# TO DO:
Transcribe every line from the top down to the line with "const idx = categories.map((c,i)=>i);", both ends included, but not the pictures.

## begin

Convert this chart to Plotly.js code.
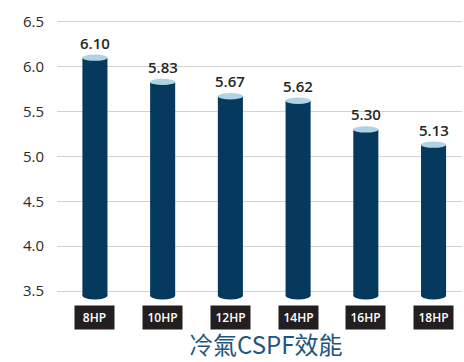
<!DOCTYPE html>
<html><head><meta charset="utf-8">
<script src="https://cdn.plot.ly/plotly-3.0.1.min.js"></script>
<style>html,body{margin:0;padding:0;background:#fff}#c{width:464px;height:362px}</style>
</head><body><div id="c"></div>
<script>
const categories = ["8HP","10HP","12HP","14HP","16HP","18HP"];
const values = [6.10, 5.83, 5.67, 5.62, 5.30, 5.13];
const valueLabels = ["6.10","5.83","5.67","5.62","5.30","5.13"];
const yTicks = [3.5, 4.0, 4.5, 5.0, 5.5, 6.0, 6.5];
const yTickLabels = ["3.5","4.0","4.5","5.0","5.5","6.0","6.5"];
const chartTitle = "冷氣CSPF效能";

const barColor = "#053a5e";
const topColor = "#aed3e2";
const barW = 0.37;
const baseY = 3.45;
const idx = categories.map((c,i)=>i);

const shapes = [];
idx.forEach(i=>{
  shapes.push({type:"circle", xref:"x", yref:"y", x0:i-barW/2, x1:i+barW/2, y0:baseY-0.045, y1:baseY+0.045, fillcolor:barColor, line:{width:0}, layer:"above"});
  shapes.push({type:"circle", xref:"x", yref:"y", x0:i-barW/2, x1:i+barW/2, y0:values[i]-0.035, y1:values[i]+0.035, fillcolor:topColor, line:{width:0}, layer:"above"});
});

const annotations = [];
idx.forEach(i=>{
  annotations.push({x:i, y:values[i], xref:"x", yref:"y", text:valueLabels[i], showarrow:false, yanchor:"bottom", yshift:3, font:{family:"Open Sans, sans-serif", size:15, weight:600, color:"#262626"}});
  annotations.push({x:i, y:0, xref:"x", yref:"paper", text:categories[i], showarrow:false, yanchor:"top", yshift:-5, bgcolor:"#231f20", width:37, height:21, borderpad:1, font:{family:"Open Sans, sans-serif", size:12, weight:600, color:"#fff"}});
});
annotations.push({x:0.514, y:0, xref:"paper", yref:"paper", text:chartTitle, showarrow:false, yanchor:"middle", yshift:-43, font:{family:"Noto Sans CJK TC, sans-serif", size:24, color:"#1f5580"}});

const trace = {
  type:"bar", x:idx, y:values.map(v=>v-baseY), base:baseY, width:barW,
  marker:{color:barColor, line:{width:0}}, hoverinfo:"none"
};

const layout = {
  width:464, height:362,
  margin:{l:57, r:2, t:17, b:62},
  paper_bgcolor:"#fff", plot_bgcolor:"#fff",
  showlegend:false,
  xaxis:{range:[-0.56,5.42], showticklabels:false, showgrid:false, zeroline:false, showline:false, ticks:"", tickvals:idx},
  yaxis:{range:[3.40,6.553], tickvals:yTicks, ticktext:yTickLabels, showgrid:true, gridcolor:"#d2d2d2", gridwidth:1, zeroline:false, showline:false, ticks:"", ticklabelstandoff:12, tickfont:{family:"Open Sans, sans-serif", size:15, weight:500, color:"#2a2a2a"}},
  shapes:shapes, annotations:annotations
};
Plotly.newPlot("c",[trace],layout,{displayModeBar:false,staticPlot:true});
</script></body></html>
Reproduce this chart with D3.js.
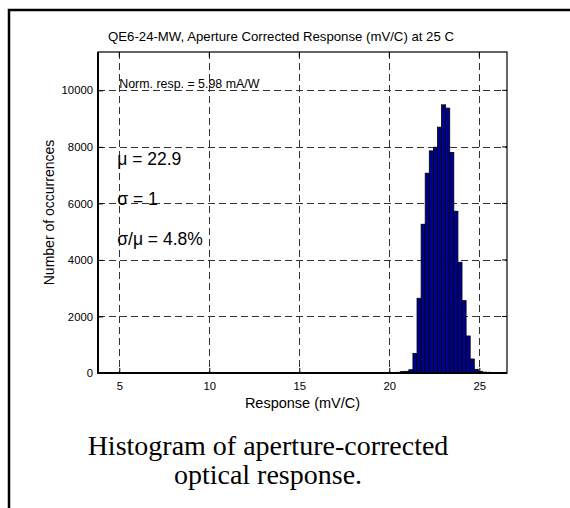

## end

# THE COMPLETED TASK:
Convert this chart to Plotly.js code.
<!DOCTYPE html>
<html><head><meta charset="utf-8">
<script src="https://cdn.plot.ly/plotly-3.0.1.min.js"></script>
<style>html,body{margin:0;padding:0;background:#fff}#c{width:464px;height:362px}</style>
</head><body><div id="c"></div>
<script>
const categories = ["8HP","10HP","12HP","14HP","16HP","18HP"];
const values = [6.10, 5.83, 5.67, 5.62, 5.30, 5.13];
const valueLabels = ["6.10","5.83","5.67","5.62","5.30","5.13"];
const yTicks = [3.5, 4.0, 4.5, 5.0, 5.5, 6.0, 6.5];
const yTickLabels = ["3.5","4.0","4.5","5.0","5.5","6.0","6.5"];
const chartTitle = "冷氣CSPF效能";

const barColor = "#053a5e";
const topColor = "#aed3e2";
const barW = 0.37;
const baseY = 3.45;
const idx = categories.map((c,i)=>i);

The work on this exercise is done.